Blog: http://www.fseitz.de/blog
XING-Profil: http://www.xing.com/profile/Frank_Seitz2
 
T

Ted Zlatanov

J> I have a problem and I was hoping someone could help me. I have a program
J> that every time it runs it saves a log file with same name about the changes
J> it did on that particular run. Result is that old file gets overwritten and
J> lost. I would like to create "virtual file" so that every time foobar.log is
J> written I actually end up with a file that has date and time added to it.

J> In other words:
J> I run application that writes to "foobar.log" and I want the file actually
J> go to "~/foobarlogs/foobarYYYY-MM-DD-HH-MM-SS.log" instead.

J> I know I did something similar years ago with perl but my
J> programming/scripting skills are too rusty to accomplish it anymore on my
J> own.

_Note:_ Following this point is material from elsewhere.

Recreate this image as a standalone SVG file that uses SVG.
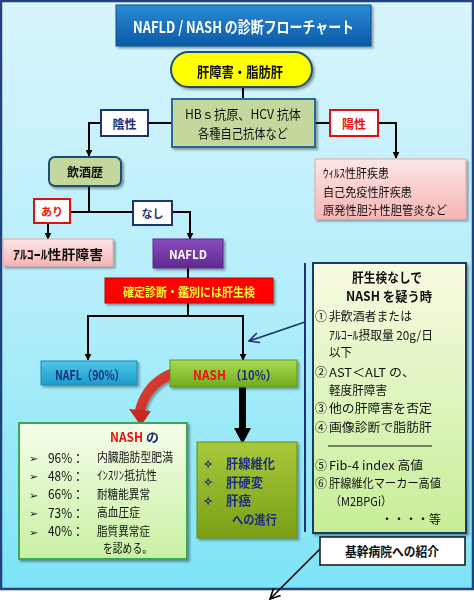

I would greatly appreciate the help.

You may want to just use the `logrotate' utility as part of your
application's startup. Much easier than symlinks and custom code.

Ted
 
J

Jürgen Exner

Frank Seitz said:
Jürgen Exner said:
Jarmo said:
I have a problem and I was hoping someone could help me. I have a program
that every time it runs it saves a log file with same name about the changes
it did on that particular run. Result is that old file gets overwritten and
lost.[...]
Not a Perl solution but what about running a cron job at midnight which
does a
ln -s foobar.log foobar[whateverthenewdayis]

A symlink is obviously not a solution, because the file
gets overwritten with every run.

You are right, I misread the original question.

If the application is really this misbehaved, then the OP has a whole
slew of other problems, too, e.g. what happens if two instances of the
application are running concurrently? Will they both write into the same
log file, stepping on each other's feet and destroying whatever the
other instance just wrote?

I would strongly suggest to fix the application. Even embedding the call
into a wrapper script which renames the log file immediately as
suggested by others won't fix all problems.